Interviewer: “I get your point. Would you mind telling me what your father’s name was?”

Malcolm X: “My father didn’t know his last name. My father got his last name from his grandfather, and his grandfather got it from his grandfather, who got it from the slave master. The real names of our people were destroyed during slavery.”

Think about that. No, for real. Think about that. If you aren’t black, you may have never considered what it means to walk around carrying the mark of your family’s slave master. If you think about it too much and too deeply and it’ll fuck you up. That’s probably why many, if not most, Black Americans never think about it. Not really. It’s just too dark and too visceral and too real to consciously remember that every day when you put your name on something you’re extending the reach of your former slave master.

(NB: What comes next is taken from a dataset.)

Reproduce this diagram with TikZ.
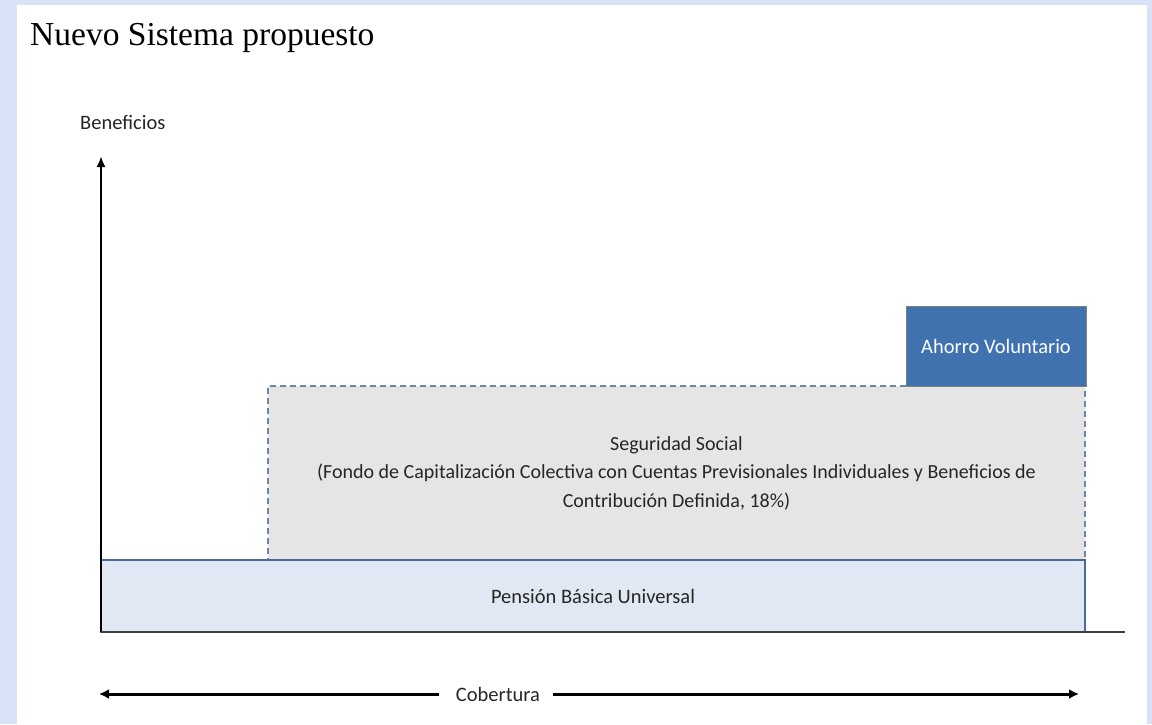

Every time a black athlete is celebrated––unless it’s someone supremely woke like Muhammad Ali or Kareem Abdul-Jabbar or even Metta World Peace, who consciously changed their name to suit themselves––that world famous athlete makes their family’s former slave master more famous. Same for every black CEO, every actress or actor, every black politician, and every black activist. When their name shows up in the press they honor and extend their family’s former slave master’s memory. That’s fucked up. Which is why Muhammad Ali said this of his birth name:

“Cassius Clay is a slave name. I didn’t choose it and I don’t want it. I am Muhammad Ali, a free name — it means beloved of God, and I insist people use it when people speak to me.”

You know where you also find this same power of self-applied names? Hip-hop. Think about it. Jay Z just changed his name back to Jay-Z. This may seem like nothing new. But it’s important because it’s about the fact he made Jay-Z famous. It’s his name and he could do with it whatever he wants. And sure, we all know his real name is Shawn Carter. But it’s also not. His real name is Jay-Z. That’s who the world honors. And it’s true for Bey, too. She may be Beyoncé Knowles. But we all know and think of her as Beyoncé. A singular phenomenon. Which is what all Black Americans should feel like. A singular phenomenon, a person unto themselves, free from the painful and horrific history of slavery. Free people.

So, with all that in mind, Black America, what will your new name be?